**Your objective**
Return exactly, please, the lines that run from the line with "Reproduce this chart with D3.js." to the line with "0, 2, 4, 6, 8];", ends included, and omit all pictures.

..........

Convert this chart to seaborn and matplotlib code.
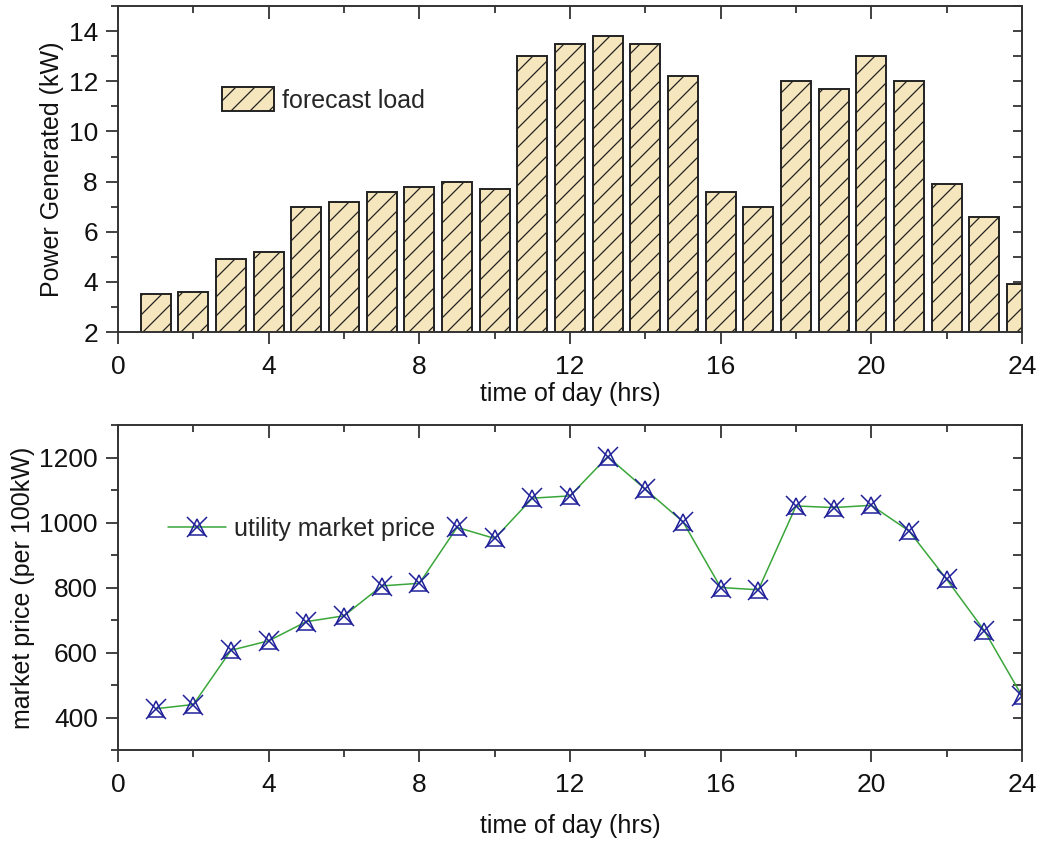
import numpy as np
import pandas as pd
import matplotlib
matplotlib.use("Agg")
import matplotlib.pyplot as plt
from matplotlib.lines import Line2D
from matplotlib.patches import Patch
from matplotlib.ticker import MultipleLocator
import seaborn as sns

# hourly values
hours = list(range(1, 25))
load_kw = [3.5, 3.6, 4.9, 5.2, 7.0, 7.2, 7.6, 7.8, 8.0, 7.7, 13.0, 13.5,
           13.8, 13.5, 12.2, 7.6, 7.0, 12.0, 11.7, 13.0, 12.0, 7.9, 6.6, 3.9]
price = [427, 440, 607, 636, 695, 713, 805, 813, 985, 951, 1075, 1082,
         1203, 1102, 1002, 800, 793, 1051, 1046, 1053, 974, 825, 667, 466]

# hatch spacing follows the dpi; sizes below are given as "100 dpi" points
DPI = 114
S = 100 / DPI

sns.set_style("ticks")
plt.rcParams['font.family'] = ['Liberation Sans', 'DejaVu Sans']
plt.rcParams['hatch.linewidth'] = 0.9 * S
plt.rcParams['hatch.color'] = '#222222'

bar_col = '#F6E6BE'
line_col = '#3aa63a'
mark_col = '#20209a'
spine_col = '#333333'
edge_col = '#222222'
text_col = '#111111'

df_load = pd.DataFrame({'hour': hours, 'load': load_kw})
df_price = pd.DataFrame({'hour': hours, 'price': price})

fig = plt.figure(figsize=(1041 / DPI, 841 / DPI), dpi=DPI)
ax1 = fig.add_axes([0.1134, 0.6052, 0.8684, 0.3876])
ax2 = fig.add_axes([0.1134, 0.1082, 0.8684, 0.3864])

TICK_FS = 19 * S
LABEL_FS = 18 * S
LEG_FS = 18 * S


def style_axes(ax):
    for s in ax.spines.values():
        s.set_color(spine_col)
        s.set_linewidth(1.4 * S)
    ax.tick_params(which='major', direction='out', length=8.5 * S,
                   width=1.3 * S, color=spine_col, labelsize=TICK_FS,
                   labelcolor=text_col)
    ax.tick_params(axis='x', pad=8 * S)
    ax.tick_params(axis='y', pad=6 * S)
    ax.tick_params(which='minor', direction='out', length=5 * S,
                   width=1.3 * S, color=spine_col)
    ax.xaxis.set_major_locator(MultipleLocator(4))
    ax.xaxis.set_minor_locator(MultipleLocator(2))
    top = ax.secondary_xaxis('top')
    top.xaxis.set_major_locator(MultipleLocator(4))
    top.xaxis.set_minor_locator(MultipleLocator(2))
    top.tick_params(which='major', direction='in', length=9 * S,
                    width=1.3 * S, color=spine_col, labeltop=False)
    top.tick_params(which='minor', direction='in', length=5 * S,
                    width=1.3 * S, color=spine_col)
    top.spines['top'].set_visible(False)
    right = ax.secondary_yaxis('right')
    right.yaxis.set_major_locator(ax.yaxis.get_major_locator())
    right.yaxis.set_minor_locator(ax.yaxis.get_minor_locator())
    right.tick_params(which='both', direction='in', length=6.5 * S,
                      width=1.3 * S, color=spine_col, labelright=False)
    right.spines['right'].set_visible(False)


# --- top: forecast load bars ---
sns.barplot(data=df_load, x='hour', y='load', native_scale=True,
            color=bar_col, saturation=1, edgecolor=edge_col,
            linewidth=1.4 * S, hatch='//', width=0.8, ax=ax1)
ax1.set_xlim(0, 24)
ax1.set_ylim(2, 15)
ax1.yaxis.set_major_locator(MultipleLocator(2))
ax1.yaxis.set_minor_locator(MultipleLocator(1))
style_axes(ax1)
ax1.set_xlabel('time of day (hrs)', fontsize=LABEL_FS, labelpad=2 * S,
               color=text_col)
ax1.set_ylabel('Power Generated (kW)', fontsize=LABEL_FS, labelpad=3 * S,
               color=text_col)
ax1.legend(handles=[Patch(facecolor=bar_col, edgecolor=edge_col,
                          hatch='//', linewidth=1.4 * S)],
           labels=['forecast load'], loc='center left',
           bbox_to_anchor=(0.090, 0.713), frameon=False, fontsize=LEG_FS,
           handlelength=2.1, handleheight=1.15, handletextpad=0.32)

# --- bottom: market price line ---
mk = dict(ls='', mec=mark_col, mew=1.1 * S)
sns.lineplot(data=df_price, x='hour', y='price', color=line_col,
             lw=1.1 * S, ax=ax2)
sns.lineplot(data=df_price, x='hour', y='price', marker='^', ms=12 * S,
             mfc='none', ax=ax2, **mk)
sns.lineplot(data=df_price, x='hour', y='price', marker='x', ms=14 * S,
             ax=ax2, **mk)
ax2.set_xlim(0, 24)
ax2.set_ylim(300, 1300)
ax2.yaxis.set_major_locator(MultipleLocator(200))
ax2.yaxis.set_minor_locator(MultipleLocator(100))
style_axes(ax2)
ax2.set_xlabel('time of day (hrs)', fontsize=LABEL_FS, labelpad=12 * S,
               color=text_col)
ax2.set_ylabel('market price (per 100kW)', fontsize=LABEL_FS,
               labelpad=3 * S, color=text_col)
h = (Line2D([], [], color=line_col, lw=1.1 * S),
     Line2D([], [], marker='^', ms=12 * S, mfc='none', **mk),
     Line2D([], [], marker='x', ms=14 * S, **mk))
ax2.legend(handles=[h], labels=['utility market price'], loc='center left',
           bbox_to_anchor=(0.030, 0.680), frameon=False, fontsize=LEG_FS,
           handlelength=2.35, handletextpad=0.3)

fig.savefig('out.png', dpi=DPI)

..........

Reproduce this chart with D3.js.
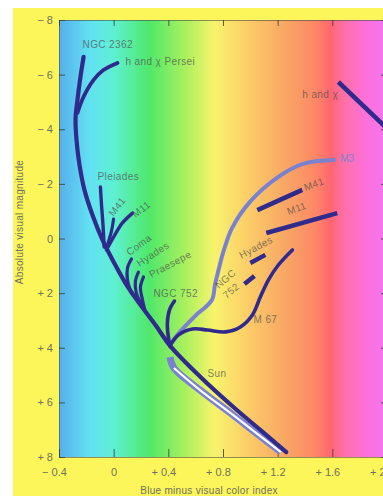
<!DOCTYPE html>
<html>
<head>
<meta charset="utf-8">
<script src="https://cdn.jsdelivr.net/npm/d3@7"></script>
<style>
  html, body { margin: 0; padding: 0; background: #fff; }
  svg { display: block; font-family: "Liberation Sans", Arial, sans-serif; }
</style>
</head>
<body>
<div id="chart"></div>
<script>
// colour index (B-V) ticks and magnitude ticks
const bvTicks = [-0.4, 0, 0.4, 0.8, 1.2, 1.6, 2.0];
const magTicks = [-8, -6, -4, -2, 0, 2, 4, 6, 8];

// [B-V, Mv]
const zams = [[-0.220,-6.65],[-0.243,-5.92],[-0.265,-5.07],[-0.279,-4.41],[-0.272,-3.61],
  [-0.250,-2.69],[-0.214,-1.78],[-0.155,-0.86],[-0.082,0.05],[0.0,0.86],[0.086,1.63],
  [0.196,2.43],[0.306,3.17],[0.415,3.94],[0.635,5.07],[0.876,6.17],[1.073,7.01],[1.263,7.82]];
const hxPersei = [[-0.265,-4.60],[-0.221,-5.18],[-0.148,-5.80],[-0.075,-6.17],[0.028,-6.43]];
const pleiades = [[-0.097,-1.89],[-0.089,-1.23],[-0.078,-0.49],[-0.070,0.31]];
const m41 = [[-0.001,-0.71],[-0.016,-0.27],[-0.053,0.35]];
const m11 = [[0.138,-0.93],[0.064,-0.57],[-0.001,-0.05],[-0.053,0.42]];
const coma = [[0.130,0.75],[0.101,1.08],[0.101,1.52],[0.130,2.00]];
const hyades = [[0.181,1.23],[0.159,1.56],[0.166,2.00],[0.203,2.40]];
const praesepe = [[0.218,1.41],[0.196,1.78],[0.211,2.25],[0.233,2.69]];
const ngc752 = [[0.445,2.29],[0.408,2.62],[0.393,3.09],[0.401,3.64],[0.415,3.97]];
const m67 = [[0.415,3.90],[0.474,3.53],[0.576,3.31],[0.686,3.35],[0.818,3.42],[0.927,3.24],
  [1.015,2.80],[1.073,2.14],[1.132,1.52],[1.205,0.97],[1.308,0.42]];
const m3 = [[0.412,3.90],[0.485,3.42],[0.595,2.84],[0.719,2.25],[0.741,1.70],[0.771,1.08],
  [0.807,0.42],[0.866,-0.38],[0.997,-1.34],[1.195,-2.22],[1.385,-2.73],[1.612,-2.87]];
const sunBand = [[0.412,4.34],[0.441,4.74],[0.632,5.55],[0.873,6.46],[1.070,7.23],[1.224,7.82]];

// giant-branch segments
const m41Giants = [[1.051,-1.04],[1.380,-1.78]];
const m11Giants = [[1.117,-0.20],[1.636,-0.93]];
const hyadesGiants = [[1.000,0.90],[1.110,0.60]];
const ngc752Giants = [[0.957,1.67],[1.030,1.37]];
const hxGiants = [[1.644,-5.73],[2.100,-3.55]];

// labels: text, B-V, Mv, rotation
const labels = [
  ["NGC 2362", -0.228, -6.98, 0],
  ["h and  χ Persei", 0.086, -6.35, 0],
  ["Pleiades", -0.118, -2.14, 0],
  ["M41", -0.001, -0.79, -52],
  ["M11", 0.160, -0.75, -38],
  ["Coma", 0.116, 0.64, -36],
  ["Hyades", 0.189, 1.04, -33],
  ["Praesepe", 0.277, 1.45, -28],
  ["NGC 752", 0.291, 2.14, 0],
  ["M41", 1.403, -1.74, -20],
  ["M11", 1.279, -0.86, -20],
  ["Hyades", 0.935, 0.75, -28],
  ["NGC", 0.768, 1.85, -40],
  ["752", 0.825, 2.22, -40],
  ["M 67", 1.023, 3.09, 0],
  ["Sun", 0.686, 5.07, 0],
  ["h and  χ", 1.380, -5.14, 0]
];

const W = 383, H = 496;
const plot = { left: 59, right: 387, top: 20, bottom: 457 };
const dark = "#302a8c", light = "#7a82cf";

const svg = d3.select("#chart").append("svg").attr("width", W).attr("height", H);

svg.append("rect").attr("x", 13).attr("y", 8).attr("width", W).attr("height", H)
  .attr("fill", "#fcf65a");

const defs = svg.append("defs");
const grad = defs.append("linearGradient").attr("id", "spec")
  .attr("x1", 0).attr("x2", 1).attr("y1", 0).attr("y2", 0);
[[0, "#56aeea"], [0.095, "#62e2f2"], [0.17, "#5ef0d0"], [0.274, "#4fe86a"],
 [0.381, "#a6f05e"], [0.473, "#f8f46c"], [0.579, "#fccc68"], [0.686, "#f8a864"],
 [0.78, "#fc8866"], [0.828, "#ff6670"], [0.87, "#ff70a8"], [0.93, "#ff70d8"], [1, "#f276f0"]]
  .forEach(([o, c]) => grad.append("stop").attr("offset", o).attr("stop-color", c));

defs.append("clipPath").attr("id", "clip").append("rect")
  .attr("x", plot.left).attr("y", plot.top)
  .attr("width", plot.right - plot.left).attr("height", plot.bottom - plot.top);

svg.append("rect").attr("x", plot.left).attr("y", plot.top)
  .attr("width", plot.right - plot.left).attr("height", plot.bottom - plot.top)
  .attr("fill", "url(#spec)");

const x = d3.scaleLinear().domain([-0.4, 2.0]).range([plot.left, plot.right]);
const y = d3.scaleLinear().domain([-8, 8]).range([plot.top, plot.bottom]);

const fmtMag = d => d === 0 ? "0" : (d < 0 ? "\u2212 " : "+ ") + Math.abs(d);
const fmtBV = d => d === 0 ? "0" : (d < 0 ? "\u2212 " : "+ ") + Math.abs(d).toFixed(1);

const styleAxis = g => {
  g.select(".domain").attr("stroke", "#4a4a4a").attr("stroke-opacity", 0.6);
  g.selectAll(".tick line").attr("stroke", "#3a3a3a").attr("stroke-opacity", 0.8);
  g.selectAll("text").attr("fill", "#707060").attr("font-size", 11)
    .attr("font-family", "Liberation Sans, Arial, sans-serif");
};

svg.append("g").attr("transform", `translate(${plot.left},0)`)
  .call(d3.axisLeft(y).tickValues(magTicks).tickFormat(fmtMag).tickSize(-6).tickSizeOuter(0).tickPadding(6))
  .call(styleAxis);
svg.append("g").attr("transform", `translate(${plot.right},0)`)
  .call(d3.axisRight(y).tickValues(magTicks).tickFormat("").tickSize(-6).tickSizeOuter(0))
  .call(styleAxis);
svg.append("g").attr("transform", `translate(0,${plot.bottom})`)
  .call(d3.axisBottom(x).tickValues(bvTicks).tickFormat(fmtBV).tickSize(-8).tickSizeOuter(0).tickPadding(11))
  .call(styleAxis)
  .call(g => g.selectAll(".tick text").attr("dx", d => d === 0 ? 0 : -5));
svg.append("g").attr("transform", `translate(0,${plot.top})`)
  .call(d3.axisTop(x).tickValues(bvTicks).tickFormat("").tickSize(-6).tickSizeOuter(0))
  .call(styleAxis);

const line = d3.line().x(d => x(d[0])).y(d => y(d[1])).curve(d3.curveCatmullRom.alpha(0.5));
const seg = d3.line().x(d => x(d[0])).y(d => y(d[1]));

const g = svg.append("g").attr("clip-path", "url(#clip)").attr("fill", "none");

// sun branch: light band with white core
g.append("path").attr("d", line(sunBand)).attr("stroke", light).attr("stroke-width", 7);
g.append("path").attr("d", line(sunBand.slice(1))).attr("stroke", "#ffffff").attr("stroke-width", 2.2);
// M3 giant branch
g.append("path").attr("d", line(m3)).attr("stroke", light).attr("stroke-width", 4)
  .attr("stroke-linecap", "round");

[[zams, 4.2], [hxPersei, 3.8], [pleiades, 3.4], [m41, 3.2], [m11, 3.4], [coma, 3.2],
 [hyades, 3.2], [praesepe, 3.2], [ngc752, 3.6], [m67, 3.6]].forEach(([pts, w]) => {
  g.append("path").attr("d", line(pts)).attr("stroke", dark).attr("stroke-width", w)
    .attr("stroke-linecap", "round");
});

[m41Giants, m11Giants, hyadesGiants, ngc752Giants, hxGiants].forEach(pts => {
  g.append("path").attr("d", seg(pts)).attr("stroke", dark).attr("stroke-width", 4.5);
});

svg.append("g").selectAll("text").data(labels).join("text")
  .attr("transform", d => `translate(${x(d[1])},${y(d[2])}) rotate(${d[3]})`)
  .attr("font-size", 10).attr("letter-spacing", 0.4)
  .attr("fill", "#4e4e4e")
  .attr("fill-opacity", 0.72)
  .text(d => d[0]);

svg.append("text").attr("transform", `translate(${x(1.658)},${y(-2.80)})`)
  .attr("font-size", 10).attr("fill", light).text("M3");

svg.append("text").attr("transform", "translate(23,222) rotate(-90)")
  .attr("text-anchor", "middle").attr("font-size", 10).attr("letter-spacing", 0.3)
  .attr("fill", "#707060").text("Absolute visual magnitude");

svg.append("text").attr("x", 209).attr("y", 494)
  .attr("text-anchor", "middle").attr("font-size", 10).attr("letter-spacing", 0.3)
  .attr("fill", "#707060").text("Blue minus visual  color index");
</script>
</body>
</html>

..........

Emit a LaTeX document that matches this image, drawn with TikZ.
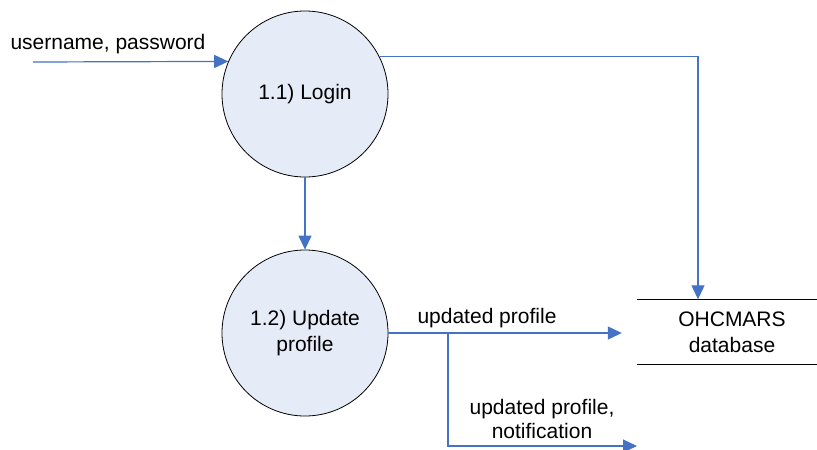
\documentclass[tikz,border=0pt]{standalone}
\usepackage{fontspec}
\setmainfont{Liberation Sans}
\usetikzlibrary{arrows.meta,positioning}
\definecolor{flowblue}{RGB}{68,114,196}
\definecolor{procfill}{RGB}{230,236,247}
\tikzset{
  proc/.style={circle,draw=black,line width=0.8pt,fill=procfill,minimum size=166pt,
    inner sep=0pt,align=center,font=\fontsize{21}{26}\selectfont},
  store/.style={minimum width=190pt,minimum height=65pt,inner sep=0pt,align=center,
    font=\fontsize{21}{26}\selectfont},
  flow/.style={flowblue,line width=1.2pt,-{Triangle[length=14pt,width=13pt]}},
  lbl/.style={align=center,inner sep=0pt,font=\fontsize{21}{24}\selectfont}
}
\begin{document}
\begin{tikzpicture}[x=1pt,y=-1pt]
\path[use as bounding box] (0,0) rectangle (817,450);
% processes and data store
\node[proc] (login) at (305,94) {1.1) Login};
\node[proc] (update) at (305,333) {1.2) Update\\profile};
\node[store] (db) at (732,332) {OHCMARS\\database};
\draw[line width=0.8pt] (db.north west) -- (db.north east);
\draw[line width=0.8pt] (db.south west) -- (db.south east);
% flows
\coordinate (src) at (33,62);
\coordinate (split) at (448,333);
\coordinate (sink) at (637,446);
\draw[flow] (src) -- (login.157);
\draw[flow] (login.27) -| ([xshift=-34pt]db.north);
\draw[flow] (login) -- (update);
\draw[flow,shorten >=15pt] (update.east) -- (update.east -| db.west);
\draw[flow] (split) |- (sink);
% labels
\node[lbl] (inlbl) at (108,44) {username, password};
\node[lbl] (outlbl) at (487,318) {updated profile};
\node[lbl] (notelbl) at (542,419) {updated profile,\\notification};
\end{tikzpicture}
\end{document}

..........

**Result of this task**
Reproduce this chart with D3.js.
<!DOCTYPE html>
<html>
<head>
<meta charset="utf-8">
<script src="https://cdn.jsdelivr.net/npm/d3@7"></script>
<style>
  html, body { margin: 0; padding: 0; background: #fff; }
  svg { display: block; font-family: "Liberation Sans", Arial, sans-serif; }
</style>
</head>
<body>
<div id="chart"></div>
<script>
// colour index (B-V) ticks and magnitude ticks
const bvTicks = [-0.4, 0, 0.4, 0.8, 1.2, 1.6, 2.0];
const magTicks = [-8, -6, -4, -2, 0, 2, 4, 6, 8];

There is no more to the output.